Bullish oil bets edge higher as fundamentals battle with economic concerns
Quantum Commodity Intelligence – Investors increased net long positions on crude and most refined oil products last week, as signs of a tight oil market compete with concerns over the economic outlook in developed countries.
Money managers added around 9 million barrels of ICE Brent long positions in the week to 18 April, according to the latest exchange data, while short positions increased 2 million barrels.
That pushed net long Brent positions up around 3% to a six-week high 253 million barrels.
Traders were similarly cautious on WTI crude, where net long positions edged 4% higher to a fresh nine-month high 192 million barrels.
The outlook for crude remains relatively tight in the near-term, both the IEA and OPEC seeing record demand this year of around 102 million bpd in forecasts released last week.
And having slammed the OPEC+ decision to cut supply from next month, the IEA warned of a "substantial" supply deficit in the second half of 2023.
That was backed up by data released from China that showed March crude imports at their second-highest level on record at 12.3 million bpd, while domestic refineries ran an all-time high 14.9 million bpd.
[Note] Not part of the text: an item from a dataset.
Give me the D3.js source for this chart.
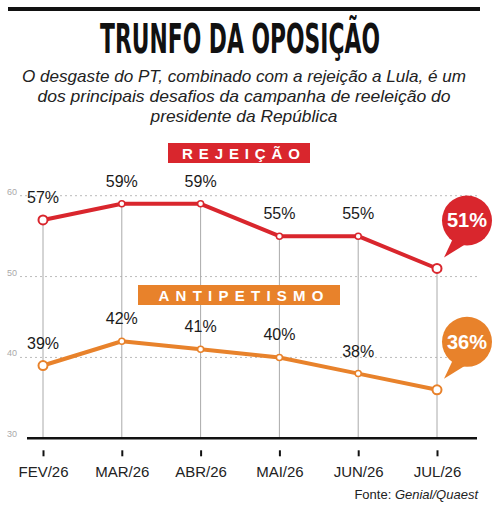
<!DOCTYPE html>
<html>
<head>
<meta charset="utf-8">
<script src="https://cdn.jsdelivr.net/npm/d3@7"></script>
<style>
  body { margin: 0; background: #fff; }
  svg { display: block; }
</style>
</head>
<body>
<svg></svg>
<script>
const width = 500;
const height = 509;

// data
const months = ['FEV/26', 'MAR/26', 'ABR/26', 'MAI/26', 'JUN/26', 'JUL/26'];
const rejeicao = [57, 59, 59, 55, 55, 51];
const antipetismo = [39, 42, 41, 40, 38, 36];
const yTicks = [30, 40, 50, 60];
const subtitleLines = [
	'O desgaste do PT, combinado com a rejeição a Lula, é um',
	'dos principais desafios da campanha de reeleição do',
	'presidente da República'
];

const red = '#d9262d';
const orange = '#e8822b';

const svg = d3.select('svg')
	.attr('width', width)
	.attr('height', height);

// header
svg.append('rect')
	.attr('x', 8).attr('y', 7)
	.attr('width', 472).attr('height', 4)
	.attr('fill', '#111');

// title squeezed horizontally to look condensed
const title = svg.append('text')
	.attr('x', 0).attr('y', 53)
	.attr('text-anchor', 'middle')
	.attr('font-family', '"Liberation Sans Narrow", "DejaVu Sans Condensed", sans-serif')
	.attr('font-weight', 'bold')
	.attr('font-size', 40)
	.attr('fill', '#111')
	.text('TRUNFO DA OPOSIÇÃO');
const tw = title.node().getComputedTextLength();
title.attr('transform', `translate(240,0) scale(${280 / tw},1)`);

const subLens = [444, 413, 187];
svg.selectAll('text.sub')
	.data(subtitleLines)
	.enter()
	.append('text')
	.attr('class', 'sub')
	.attr('x', 244)
	.attr('y', (d, i) => 82 + i * 20)
	.attr('text-anchor', 'middle')
	.attr('font-family', '"Liberation Sans", Arial, sans-serif')
	.attr('font-style', 'italic')
	.attr('font-size', 17)
	.attr('textLength', (d, i) => subLens[i])
	.attr('lengthAdjust', 'spacingAndGlyphs')
	.attr('fill', '#222')
	.text(d => d);

// scales
const x = d3.scalePoint()
	.domain(months)
	.range([43, 437]);

const y = d3.scaleLinear()
	.domain([30, 60])
	.range([438.3, 195.7]);

// grid
svg.selectAll('line.grid')
	.data(yTicks.filter(d => d > 30))
	.enter()
	.append('line')
	.attr('x1', 20).attr('x2', 480)
	.attr('y1', d => y(d)).attr('y2', d => y(d))
	.attr('stroke', '#bbb')
	.attr('stroke-width', 1)
	.attr('stroke-dasharray', '2,3');

svg.selectAll('text.ylab')
	.data(yTicks)
	.enter()
	.append('text')
	.attr('x', 17)
	.attr('y', d => y(d) - 1)
	.attr('text-anchor', 'end')
	.attr('font-family', '"Liberation Sans", Arial, sans-serif')
	.attr('font-size', 9)
	.attr('fill', '#aaa')
	.text(d => d);

// vertical guides
svg.selectAll('line.guide')
	.data(months)
	.enter()
	.append('line')
	.attr('x1', d => x(d)).attr('x2', d => x(d))
	.attr('y1', (d, i) => y(rejeicao[i]))
	.attr('y2', y(30))
	.attr('stroke', '#aaa')
	.attr('stroke-width', 1);

// x axis
const xAxis = svg.append('g')
	.attr('transform', `translate(0,${y(30)})`)
	.call(d3.axisBottom(x).tickSize(0).tickPadding(0));
xAxis.select('.domain').remove();
xAxis.selectAll('.tick text').remove();

svg.append('line')
	.attr('x1', 27).attr('x2', 477)
	.attr('y1', y(30)).attr('y2', y(30))
	.attr('stroke', '#111')
	.attr('stroke-width', 2.5);

xAxis.selectAll('.tick').append('line')
	.attr('y1', 12).attr('y2', 18)
	.attr('stroke', '#111')
	.attr('stroke-width', 2);

xAxis.selectAll('.tick').append('text')
	.attr('y', 39)
	.attr('text-anchor', 'middle')
	.attr('font-family', '"Liberation Sans Narrow", "Liberation Sans", sans-serif')
	.attr('font-size', 15)
	.attr('fill', '#222')
	.text(d => d);

// legend boxes
const legends = [
	{ label: 'REJEIÇÃO', color: red, x0: 168, x1: 310, y0: 143, tl: 118 },
	{ label: 'ANTIPETISMO', color: orange, x0: 138, x1: 340, y0: 285, tl: 165 }
];
legends.forEach(l => {
	svg.append('rect')
		.attr('x', l.x0).attr('y', l.y0)
		.attr('width', l.x1 - l.x0).attr('height', 20)
		.attr('fill', l.color);
	svg.append('text')
		.attr('x', (l.x0 + l.x1) / 2 + 2)
		.attr('y', l.y0 + 16)
		.attr('text-anchor', 'middle')
		.attr('font-family', '"Liberation Sans", Arial, sans-serif')
		.attr('font-weight', 'bold')
		.attr('font-size', 15)
		.attr('fill', '#fff')
		.attr('textLength', l.tl)
		.text(l.label);
});

// series
const line = d3.line()
	.x((d, i) => x(months[i]))
	.y(d => y(d));

function drawSeries(values, color) {
	svg.append('path')
		.datum(values)
		.attr('d', line)
		.attr('fill', 'none')
		.attr('stroke', color)
		.attr('stroke-width', 4)
		.attr('stroke-linejoin', 'round');

	const last = values.length - 1;

	svg.selectAll(null)
		.data(values)
		.enter()
		.append('circle')
		.attr('cx', (d, i) => x(months[i]))
		.attr('cy', d => y(d))
		.attr('r', (d, i) => (i === 0 || i === last) ? 4.5 : 3)
		.attr('fill', '#fff')
		.attr('stroke', color)
		.attr('stroke-width', (d, i) => (i === 0 || i === last) ? 2 : 1.5);

	svg.selectAll(null)
		.data(values.slice(0, last))
		.enter()
		.append('text')
		.attr('x', (d, i) => x(months[i]))
		.attr('y', d => y(d) - 17)
		.attr('text-anchor', 'middle')
		.attr('font-family', '"Liberation Sans", Arial, sans-serif')
		.attr('font-size', 16)
		.attr('fill', '#1a1a1a')
		.text(d => d + '%');

	// callout bubble for the last value
	const px = x(months[last]);
	const py = y(values[last]);
	const cx = px + 30;
	const cy = py - 48;
	const r = 25;
	svg.append('path')
		.attr('d', `M${cx - 14},${cy + 18} L${px + 7},${py - 11} L${cx - 2},${cy + 24} Z`)
		.attr('fill', color);
	svg.append('circle')
		.attr('cx', cx).attr('cy', cy).attr('r', r)
		.attr('fill', color);
	svg.append('text')
		.attr('x', cx).attr('y', cy + 7)
		.attr('text-anchor', 'middle')
		.attr('font-family', '"Liberation Sans", Arial, sans-serif')
		.attr('font-weight', 'bold')
		.attr('font-size', 20)
		.attr('fill', '#fff')
		.text(values[last] + '%');
}

drawSeries(antipetismo, orange);
drawSeries(rejeicao, red);

// source
const src = svg.append('text')
	.attr('x', 478).attr('y', 499)
	.attr('text-anchor', 'end')
	.attr('font-family', '"Liberation Sans Narrow", "Liberation Sans", sans-serif')
	.attr('font-size', 13)
	.attr('fill', '#222');
src.append('tspan').text('Fonte: ');
src.append('tspan').attr('font-style', 'italic').text('Genial/Quaest');
</script>
</body>
</html>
But concerns over the health of developed economies remain, amid persistent recessionary concerns and the direction of the US Federal Reserve.
"The weakness in oil is not being driven by current oil market fundamentals but really on fears that demand is going to collapse due to the Fed that will most likely continue in its rate hiking cycle without a pause," said Phil Flynn of The Price Futures Group last week, adding the market was also weighed down after New York Fed president John Williams said credit conditions would likely deteriorate because of the banking crisis in March.
Brent crude shed around 6% last week to $81.66/b by Friday's settle, the June contract trading around $81.31/b by 10:30 BST London.
Gasoline, diesel
Oil products look increasingly well-supplied at the same time, as record throughput in China translates into higher exports alongside major capacity additions this year in the Middle East and the US.
Europe is meanwhile bracing for the return of around 900,000 bpd of French refining capacity after strikes fizzled out, while a record 3.66 million mt of gasoil is set to hit European shores this month, according to Refinitiv data.
Backwardation has all but disappeared on ICE gasoil, timespreads on May/June contracts at just $2-3/mt in recent sessions, while cracks have sunk to their lowest in 15 months around $15/b over ICE Brent.
Short covering on ICE gasoil likely contributed to a jump in net long contracts, up 5% from the previous week's 1.5-year low to 13.7 million barrels as of 18 April.
Bets on ULSD futures sank 19% on the week to 14.1 million barrels of net longs.
Net longs on RBOB gasoline futures climbed 4% to an 11-week high 65 million barrels on a brighter outlook for demand at the outset of the summer driving season.